Short problem: Output the first line of the listing and each line after it, up to and including the line that contains "ax = fig.add_axes([0.027, 0.0755, 0.955, 0.9])", exactly as written, minus the pictures.

-- Begin Information provided --

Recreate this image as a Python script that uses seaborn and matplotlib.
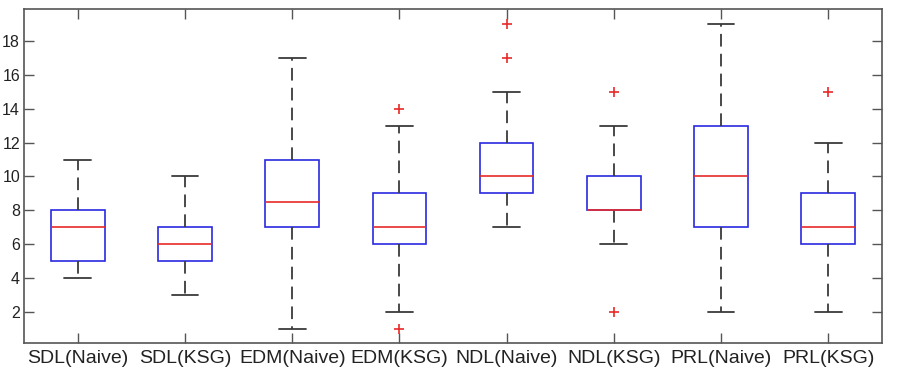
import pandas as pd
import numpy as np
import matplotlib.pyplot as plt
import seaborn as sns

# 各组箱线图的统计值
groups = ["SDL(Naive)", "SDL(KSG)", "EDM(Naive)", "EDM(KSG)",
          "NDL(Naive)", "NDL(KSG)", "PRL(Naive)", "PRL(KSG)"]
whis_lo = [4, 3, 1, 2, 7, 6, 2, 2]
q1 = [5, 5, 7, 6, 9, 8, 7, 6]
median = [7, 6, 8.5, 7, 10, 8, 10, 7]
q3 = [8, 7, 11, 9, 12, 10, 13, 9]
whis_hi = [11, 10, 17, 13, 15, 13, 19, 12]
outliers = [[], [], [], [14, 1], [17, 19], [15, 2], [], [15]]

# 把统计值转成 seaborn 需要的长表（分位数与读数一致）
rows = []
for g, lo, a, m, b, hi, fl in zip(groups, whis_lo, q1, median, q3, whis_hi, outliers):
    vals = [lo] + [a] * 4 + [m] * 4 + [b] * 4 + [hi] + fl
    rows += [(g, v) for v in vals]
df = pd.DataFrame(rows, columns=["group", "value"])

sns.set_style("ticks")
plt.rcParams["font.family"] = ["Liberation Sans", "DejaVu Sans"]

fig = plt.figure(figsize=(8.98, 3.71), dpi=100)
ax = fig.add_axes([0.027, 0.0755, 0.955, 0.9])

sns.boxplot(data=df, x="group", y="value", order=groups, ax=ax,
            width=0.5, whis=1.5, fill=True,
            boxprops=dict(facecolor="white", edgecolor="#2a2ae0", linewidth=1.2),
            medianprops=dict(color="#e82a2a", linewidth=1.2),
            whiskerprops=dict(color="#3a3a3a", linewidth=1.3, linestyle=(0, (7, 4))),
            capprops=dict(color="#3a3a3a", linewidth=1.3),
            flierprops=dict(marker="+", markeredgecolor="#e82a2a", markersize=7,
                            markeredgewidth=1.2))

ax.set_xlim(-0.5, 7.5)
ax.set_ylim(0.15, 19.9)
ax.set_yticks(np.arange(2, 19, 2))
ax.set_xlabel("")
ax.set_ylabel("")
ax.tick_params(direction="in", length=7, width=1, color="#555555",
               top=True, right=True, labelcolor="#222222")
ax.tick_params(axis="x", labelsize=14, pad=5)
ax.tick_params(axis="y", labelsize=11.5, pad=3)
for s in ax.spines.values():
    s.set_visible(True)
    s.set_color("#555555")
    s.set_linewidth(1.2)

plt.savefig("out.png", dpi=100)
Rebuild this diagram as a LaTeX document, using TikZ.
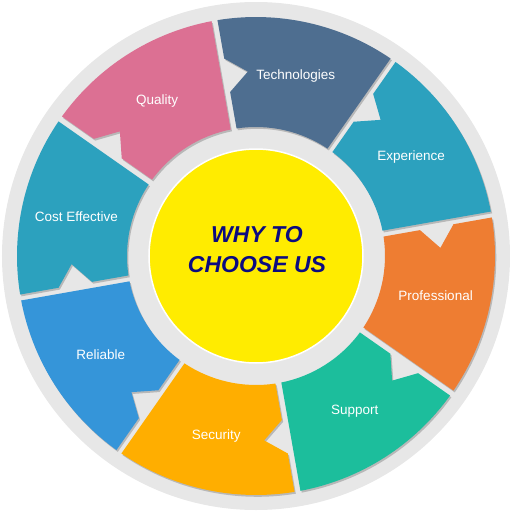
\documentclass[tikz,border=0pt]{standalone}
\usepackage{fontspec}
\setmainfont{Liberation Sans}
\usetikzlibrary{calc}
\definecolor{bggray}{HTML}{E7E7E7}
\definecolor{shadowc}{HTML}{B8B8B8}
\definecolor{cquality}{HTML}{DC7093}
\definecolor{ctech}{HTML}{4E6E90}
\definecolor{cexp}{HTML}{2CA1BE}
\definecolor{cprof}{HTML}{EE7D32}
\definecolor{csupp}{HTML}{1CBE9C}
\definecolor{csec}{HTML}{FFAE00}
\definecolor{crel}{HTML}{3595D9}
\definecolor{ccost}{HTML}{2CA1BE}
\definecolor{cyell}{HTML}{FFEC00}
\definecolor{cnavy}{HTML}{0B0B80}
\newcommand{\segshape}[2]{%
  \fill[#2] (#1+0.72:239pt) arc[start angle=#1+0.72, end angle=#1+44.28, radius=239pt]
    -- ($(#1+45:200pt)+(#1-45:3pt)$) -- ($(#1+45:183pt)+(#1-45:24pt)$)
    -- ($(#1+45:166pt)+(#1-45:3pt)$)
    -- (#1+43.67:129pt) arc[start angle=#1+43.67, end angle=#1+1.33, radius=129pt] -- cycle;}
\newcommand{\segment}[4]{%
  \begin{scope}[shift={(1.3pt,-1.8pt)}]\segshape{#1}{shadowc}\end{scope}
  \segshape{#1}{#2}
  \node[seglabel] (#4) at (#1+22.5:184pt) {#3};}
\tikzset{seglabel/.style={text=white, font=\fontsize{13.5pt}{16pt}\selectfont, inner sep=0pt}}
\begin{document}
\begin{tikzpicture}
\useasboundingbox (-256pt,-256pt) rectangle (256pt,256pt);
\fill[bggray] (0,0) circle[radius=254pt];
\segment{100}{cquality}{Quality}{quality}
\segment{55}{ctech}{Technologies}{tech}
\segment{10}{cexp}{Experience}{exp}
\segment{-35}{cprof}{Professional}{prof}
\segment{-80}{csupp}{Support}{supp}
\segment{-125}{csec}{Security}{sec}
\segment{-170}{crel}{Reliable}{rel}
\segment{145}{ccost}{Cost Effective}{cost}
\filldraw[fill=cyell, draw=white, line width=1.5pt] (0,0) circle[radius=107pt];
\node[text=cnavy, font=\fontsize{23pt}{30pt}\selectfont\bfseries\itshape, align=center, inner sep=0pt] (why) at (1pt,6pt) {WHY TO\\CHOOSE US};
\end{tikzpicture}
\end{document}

-- End Information provided --

Task result:
Recreate this image as a Python script that uses seaborn and matplotlib.
import pandas as pd
import numpy as np
import matplotlib.pyplot as plt
import seaborn as sns

# 各组箱线图的统计值
groups = ["SDL(Naive)", "SDL(KSG)", "EDM(Naive)", "EDM(KSG)",
          "NDL(Naive)", "NDL(KSG)", "PRL(Naive)", "PRL(KSG)"]
whis_lo = [4, 3, 1, 2, 7, 6, 2, 2]
q1 = [5, 5, 7, 6, 9, 8, 7, 6]
median = [7, 6, 8.5, 7, 10, 8, 10, 7]
q3 = [8, 7, 11, 9, 12, 10, 13, 9]
whis_hi = [11, 10, 17, 13, 15, 13, 19, 12]
outliers = [[], [], [], [14, 1], [17, 19], [15, 2], [], [15]]

# 把统计值转成 seaborn 需要的长表（分位数与读数一致）
rows = []
for g, lo, a, m, b, hi, fl in zip(groups, whis_lo, q1, median, q3, whis_hi, outliers):
    vals = [lo] + [a] * 4 + [m] * 4 + [b] * 4 + [hi] + fl
    rows += [(g, v) for v in vals]
df = pd.DataFrame(rows, columns=["group", "value"])

sns.set_style("ticks")
plt.rcParams["font.family"] = ["Liberation Sans", "DejaVu Sans"]

fig = plt.figure(figsize=(8.98, 3.71), dpi=100)
ax = fig.add_axes([0.027, 0.0755, 0.955, 0.9])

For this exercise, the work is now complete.